Write out the entire listing below exactly, with the pictures left out.

##### INFORMATION PROVIDED #####

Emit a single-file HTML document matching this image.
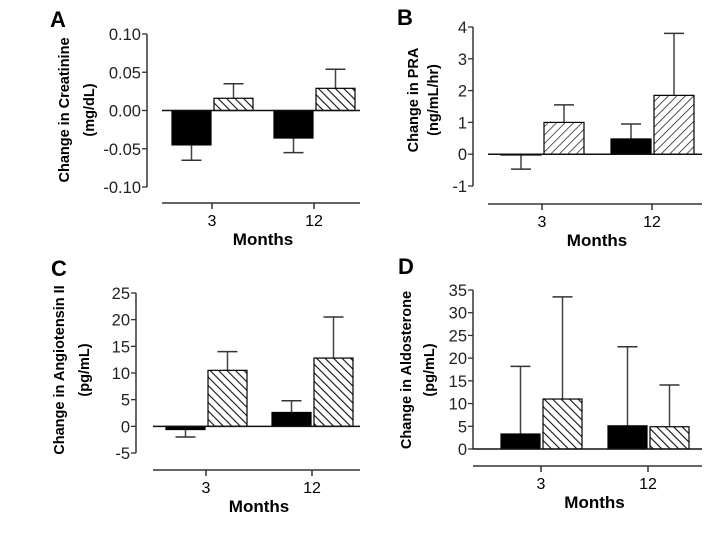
<!DOCTYPE html>
<html><head><meta charset="utf-8"><style>
html,body{margin:0;padding:0;background:#fff;}
svg{display:block;font-family:"Liberation Sans",Arial,sans-serif;}
</style></head><body>
<svg id="fig" width="720" height="540" viewBox="0 0 720 540">
<defs>
<pattern id="hb" patternUnits="userSpaceOnUse" width="6" height="6" patternTransform="rotate(-45)"><rect width="6" height="6" fill="#fff"/><line x1="0" y1="0" x2="0" y2="6" stroke="#111" stroke-width="2.2"/></pattern>
<pattern id="hf" patternUnits="userSpaceOnUse" width="6" height="6" patternTransform="rotate(45)"><rect width="6" height="6" fill="#fff"/><line x1="0" y1="0" x2="0" y2="6" stroke="#111" stroke-width="1.4"/></pattern>
</defs>
</svg>
<script>
const categories = ["3","12"];
const creatBlack = [-0.045,-0.036], creatBlackErr = [-0.065,-0.055];
const creatHatch = [0.016,0.029], creatHatchErr = [0.035,0.054];
const creatTicks = ["0.10","0.05","0.00","-0.05","-0.10"];
const praBlack = [0,0.48], praBlackErr = [-0.47,0.95];
const praHatch = [1.0,1.85], praHatchErr = [1.55,3.8];
const praTicks = ["4","3","2","1","0","-1"];
const angBlack = [-0.6,2.6], angBlackErr = [-2,4.8];
const angHatch = [10.5,12.8], angHatchErr = [14,20.5];
const angTicks = ["25","20","15","10","5","0","-5"];
const aldoBlack = [3.3,5.1], aldoBlackErr = [18.2,22.5];
const aldoHatch = [11,4.9], aldoHatchErr = [33.5,14.1];
const aldoTicks = ["35","30","25","20","15","10","5","0"];

const NS="http://www.w3.org/2000/svg";
const svg=document.getElementById('fig');
function mk(tag,attrs,parent){const e=document.createElementNS(NS,tag);for(const k in attrs)e.setAttribute(k,attrs[k]);(parent||svg).appendChild(e);return e;}

const panels=[
 {key:"a",letter:"A",lx:50,ly:27,ax:147,yTop:34,yBot:187,vmax:0.10,vmin:-0.10,ticks:creatTicks,z0:162,z1:360,xAxisY:203,cx:[212,314],
  t1:"Change in Creatinine",t2:"(mg/dL)",tx1:63,tx2:88,tcy:110,black:creatBlack,bErr:creatBlackErr,hatch:creatHatch,hErr:creatHatchErr,pat:"hb",bw:39},
 {key:"b",letter:"B",lx:397,ly:25,ax:473,yTop:27,yBot:186,vmax:4,vmin:-1,ticks:praTicks,z0:488,z1:702,xAxisY:204,cx:[542,652],
  t1:"Change in PRA",t2:"(ng/mL/hr)",tx1:412,tx2:432,tcy:100,black:praBlack,bErr:praBlackErr,hatch:praHatch,hErr:praHatchErr,pat:"hf",bw:40},
 {key:"c",letter:"C",lx:51,ly:276,ax:136,yTop:293,yBot:453,vmax:25,vmin:-5,ticks:angTicks,z0:153,z1:360,xAxisY:470,cx:[206,312],
  t1:"Change in Angiotensin II",t2:"(pg/mL)",tx1:58,tx2:83,tcy:370,black:angBlack,bErr:angBlackErr,hatch:angHatch,hErr:angHatchErr,pat:"hb",bw:39},
 {key:"d",letter:"D",lx:398,ly:274,ax:473,yTop:290,yBot:449,vmax:35,vmin:0,ticks:aldoTicks,z0:473,z1:702,xAxisY:466,cx:[541,648],
  t1:"Change in Aldosterone",t2:"(pg/mL)",tx1:405,tx2:428,tcy:370,black:aldoBlack,bErr:aldoBlackErr,hatch:aldoHatch,hErr:aldoHatchErr,pat:"hb",bw:39}
];

panels.forEach(p=>{
 const g=mk('g',{});
 
 
 const y=v=>p.yTop+(p.vmax-v)/(p.vmax-p.vmin)*(p.yBot-p.yTop);
 const L=mk('text',{x:p.lx,y:p.ly,'font-size':22,'font-weight':'bold'},g);L.textContent=p.letter;
 
 
 const ya=mk('line',{x1:p.ax,y1:p.yTop,x2:p.ax,y2:p.yBot,stroke:'#333','stroke-width':1.5},g);
 
 
 const n=p.ticks.length;
 p.ticks.forEach((t,i)=>{
  const v=p.vmax-(p.vmax-p.vmin)*i/(n-1), yy=y(v);
  mk('line',{x1:p.ax-5,y1:yy,x2:p.ax,y2:yy,stroke:'#333','stroke-width':1.3},g);
  const tx=mk('text',{x:p.ax-6,y:yy+6,'font-size':16.5,'text-anchor':'end',fill:'#222'},g);tx.textContent=t;
  
  
 });
 const tt=mk('text',{transform:`translate(${p.tx1+6},${p.tcy}) rotate(-90)`,'font-size':14.5,'font-weight':'bold','text-anchor':'middle'},g);tt.textContent=p.t1;
 
 
 const tt2=mk('text',{transform:`translate(${p.tx2+6},${p.tcy}) rotate(-90)`,'font-size':14.5,'font-weight':'bold','text-anchor':'middle'},g);tt2.textContent=p.t2;
 
 
 const xa=mk('line',{x1:p.z0,y1:p.xAxisY,x2:p.z1,y2:p.xAxisY,stroke:'#333','stroke-width':1.5},g);
 
 
 categories.forEach((c,i)=>{
  mk('line',{x1:p.cx[i],y1:p.xAxisY,x2:p.cx[i],y2:p.xAxisY+6,stroke:'#333','stroke-width':1.5},g);
  const ct=mk('text',{x:p.cx[i],y:p.xAxisY+23,'font-size':16,'text-anchor':'middle'},g);ct.textContent=c;
  
  
  const series=[[p.black,p.bErr,'#000',p.cx[i]-p.bw-1],[p.hatch,p.hErr,`url(#${p.pat})`,p.cx[i]+2]];
  series.forEach(([vals,errs,fill,x0],si)=>{
   const v=vals[i],e=errs[i],y0=y(0),yv=y(v),xm=x0+p.bw/2;
   mk('line',{x1:xm,y1:yv,x2:xm,y2:y(e),stroke:'#444','stroke-width':1.5},g);
   mk('line',{x1:xm-10,y1:y(e),x2:xm+10,y2:y(e),stroke:'#333','stroke-width':1.5},g);
   const r=mk('rect',{x:x0,y:Math.min(y0,yv),width:p.bw,height:Math.max(Math.abs(yv-y0),0.8),fill:fill,stroke:'#000','stroke-width':1.2},g);
   
   
  });
 });
 mk('line',{x1:p.z0,y1:y(0),x2:p.z1,y2:y(0),stroke:'#111','stroke-width':1.5},g);
 const mt=mk('text',{x:(p.cx[0]+p.cx[1])/2,y:p.xAxisY+42,'font-size':17,'font-weight':'bold','text-anchor':'middle'},g);mt.textContent="Months";
 
 
});
</script>
</body></html>
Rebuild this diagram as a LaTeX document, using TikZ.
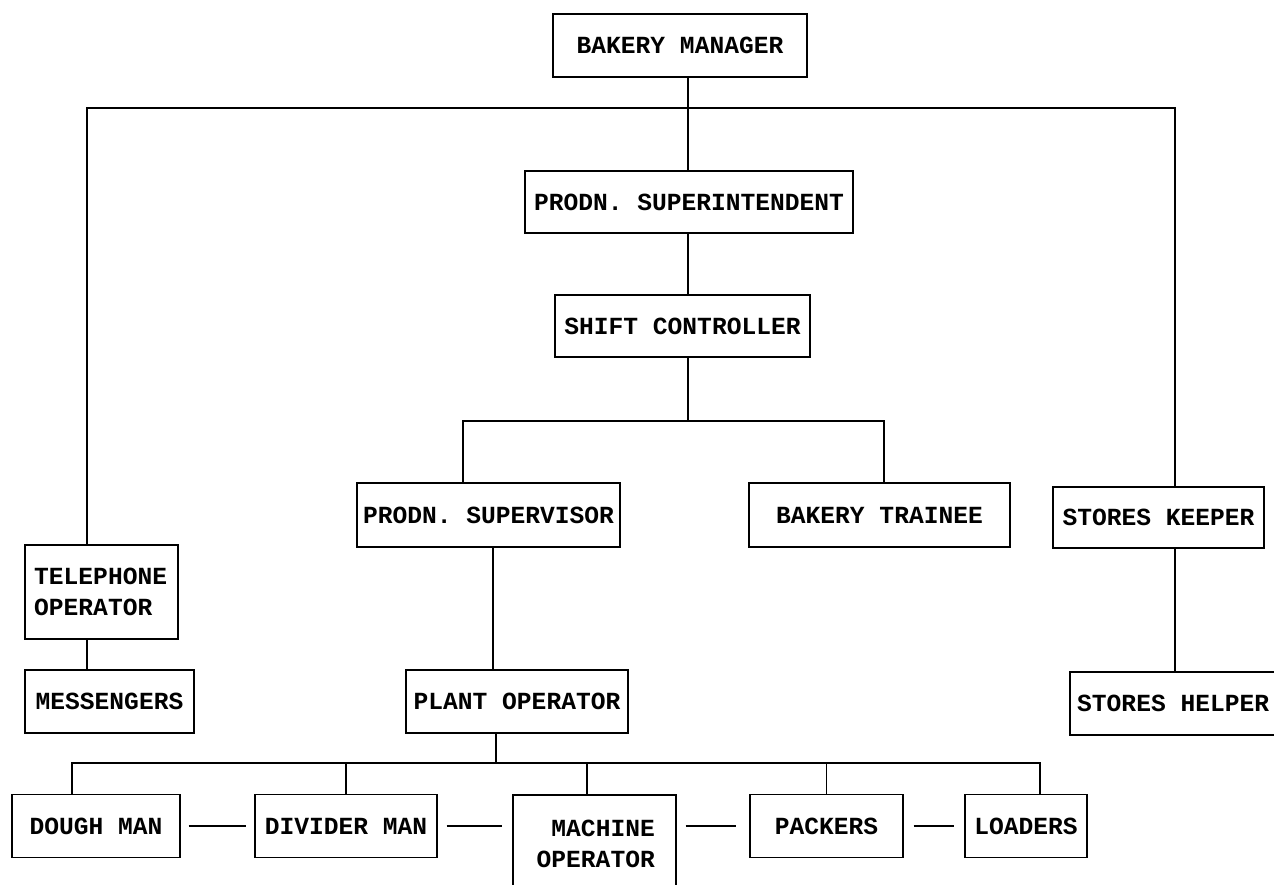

#####

■ **WORKED ANSWER**
Emit a single-file HTML document matching this image.
<!DOCTYPE html>
<html><head><meta charset="utf-8"><style>
html,body{margin:0;padding:0;background:#fff;}
svg{display:block;font-family:"Liberation Sans",Arial,sans-serif;}
</style></head><body>
<svg id="fig" width="720" height="540" viewBox="0 0 720 540">
<defs>
<pattern id="hb" patternUnits="userSpaceOnUse" width="6" height="6" patternTransform="rotate(-45)"><rect width="6" height="6" fill="#fff"/><line x1="0" y1="0" x2="0" y2="6" stroke="#111" stroke-width="2.2"/></pattern>
<pattern id="hf" patternUnits="userSpaceOnUse" width="6" height="6" patternTransform="rotate(45)"><rect width="6" height="6" fill="#fff"/><line x1="0" y1="0" x2="0" y2="6" stroke="#111" stroke-width="1.4"/></pattern>
</defs>
</svg>
<script>
const categories = ["3","12"];
const creatBlack = [-0.045,-0.036], creatBlackErr = [-0.065,-0.055];
const creatHatch = [0.016,0.029], creatHatchErr = [0.035,0.054];
const creatTicks = ["0.10","0.05","0.00","-0.05","-0.10"];
const praBlack = [0,0.48], praBlackErr = [-0.47,0.95];
const praHatch = [1.0,1.85], praHatchErr = [1.55,3.8];
const praTicks = ["4","3","2","1","0","-1"];
const angBlack = [-0.6,2.6], angBlackErr = [-2,4.8];
const angHatch = [10.5,12.8], angHatchErr = [14,20.5];
const angTicks = ["25","20","15","10","5","0","-5"];
const aldoBlack = [3.3,5.1], aldoBlackErr = [18.2,22.5];
const aldoHatch = [11,4.9], aldoHatchErr = [33.5,14.1];
const aldoTicks = ["35","30","25","20","15","10","5","0"];

const NS="http://www.w3.org/2000/svg";
const svg=document.getElementById('fig');
function mk(tag,attrs,parent){const e=document.createElementNS(NS,tag);for(const k in attrs)e.setAttribute(k,attrs[k]);(parent||svg).appendChild(e);return e;}

const panels=[
 {key:"a",letter:"A",lx:50,ly:27,ax:147,yTop:34,yBot:187,vmax:0.10,vmin:-0.10,ticks:creatTicks,z0:162,z1:360,xAxisY:203,cx:[212,314],
  t1:"Change in Creatinine",t2:"(mg/dL)",tx1:63,tx2:88,tcy:110,black:creatBlack,bErr:creatBlackErr,hatch:creatHatch,hErr:creatHatchErr,pat:"hb",bw:39},
 {key:"b",letter:"B",lx:397,ly:25,ax:473,yTop:27,yBot:186,vmax:4,vmin:-1,ticks:praTicks,z0:488,z1:702,xAxisY:204,cx:[542,652],
  t1:"Change in PRA",t2:"(ng/mL/hr)",tx1:412,tx2:432,tcy:100,black:praBlack,bErr:praBlackErr,hatch:praHatch,hErr:praHatchErr,pat:"hf",bw:40},
 {key:"c",letter:"C",lx:51,ly:276,ax:136,yTop:293,yBot:453,vmax:25,vmin:-5,ticks:angTicks,z0:153,z1:360,xAxisY:470,cx:[206,312],
  t1:"Change in Angiotensin II",t2:"(pg/mL)",tx1:58,tx2:83,tcy:370,black:angBlack,bErr:angBlackErr,hatch:angHatch,hErr:angHatchErr,pat:"hb",bw:39},
 {key:"d",letter:"D",lx:398,ly:274,ax:473,yTop:290,yBot:449,vmax:35,vmin:0,ticks:aldoTicks,z0:473,z1:702,xAxisY:466,cx:[541,648],
  t1:"Change in Aldosterone",t2:"(pg/mL)",tx1:405,tx2:428,tcy:370,black:aldoBlack,bErr:aldoBlackErr,hatch:aldoHatch,hErr:aldoHatchErr,pat:"hb",bw:39}
];

panels.forEach(p=>{
 const g=mk('g',{});
 
 
 const y=v=>p.yTop+(p.vmax-v)/(p.vmax-p.vmin)*(p.yBot-p.yTop);
 const L=mk('text',{x:p.lx,y:p.ly,'font-size':22,'font-weight':'bold'},g);L.textContent=p.letter;
 
 
 const ya=mk('line',{x1:p.ax,y1:p.yTop,x2:p.ax,y2:p.yBot,stroke:'#333','stroke-width':1.5},g);
 
 
 const n=p.ticks.length;
 p.ticks.forEach((t,i)=>{
  const v=p.vmax-(p.vmax-p.vmin)*i/(n-1), yy=y(v);
  mk('line',{x1:p.ax-5,y1:yy,x2:p.ax,y2:yy,stroke:'#333','stroke-width':1.3},g);
  const tx=mk('text',{x:p.ax-6,y:yy+6,'font-size':16.5,'text-anchor':'end',fill:'#222'},g);tx.textContent=t;
  
  
 });
 const tt=mk('text',{transform:`translate(${p.tx1+6},${p.tcy}) rotate(-90)`,'font-size':14.5,'font-weight':'bold','text-anchor':'middle'},g);tt.textContent=p.t1;
 
 
 const tt2=mk('text',{transform:`translate(${p.tx2+6},${p.tcy}) rotate(-90)`,'font-size':14.5,'font-weight':'bold','text-anchor':'middle'},g);tt2.textContent=p.t2;
 
 
 const xa=mk('line',{x1:p.z0,y1:p.xAxisY,x2:p.z1,y2:p.xAxisY,stroke:'#333','stroke-width':1.5},g);
 
 
 categories.forEach((c,i)=>{
  mk('line',{x1:p.cx[i],y1:p.xAxisY,x2:p.cx[i],y2:p.xAxisY+6,stroke:'#333','stroke-width':1.5},g);
  const ct=mk('text',{x:p.cx[i],y:p.xAxisY+23,'font-size':16,'text-anchor':'middle'},g);ct.textContent=c;
  
  
  const series=[[p.black,p.bErr,'#000',p.cx[i]-p.bw-1],[p.hatch,p.hErr,`url(#${p.pat})`,p.cx[i]+2]];
  series.forEach(([vals,errs,fill,x0],si)=>{
   const v=vals[i],e=errs[i],y0=y(0),yv=y(v),xm=x0+p.bw/2;
   mk('line',{x1:xm,y1:yv,x2:xm,y2:y(e),stroke:'#444','stroke-width':1.5},g);
   mk('line',{x1:xm-10,y1:y(e),x2:xm+10,y2:y(e),stroke:'#333','stroke-width':1.5},g);
   const r=mk('rect',{x:x0,y:Math.min(y0,yv),width:p.bw,height:Math.max(Math.abs(yv-y0),0.8),fill:fill,stroke:'#000','stroke-width':1.2},g);
   
   
  });
 });
 mk('line',{x1:p.z0,y1:y(0),x2:p.z1,y2:y(0),stroke:'#111','stroke-width':1.5},g);
 const mt=mk('text',{x:(p.cx[0]+p.cx[1])/2,y:p.xAxisY+42,'font-size':17,'font-weight':'bold','text-anchor':'middle'},g);mt.textContent="Months";
 
 
});
</script>
</body></html>
Rebuild this diagram as a LaTeX document, using TikZ.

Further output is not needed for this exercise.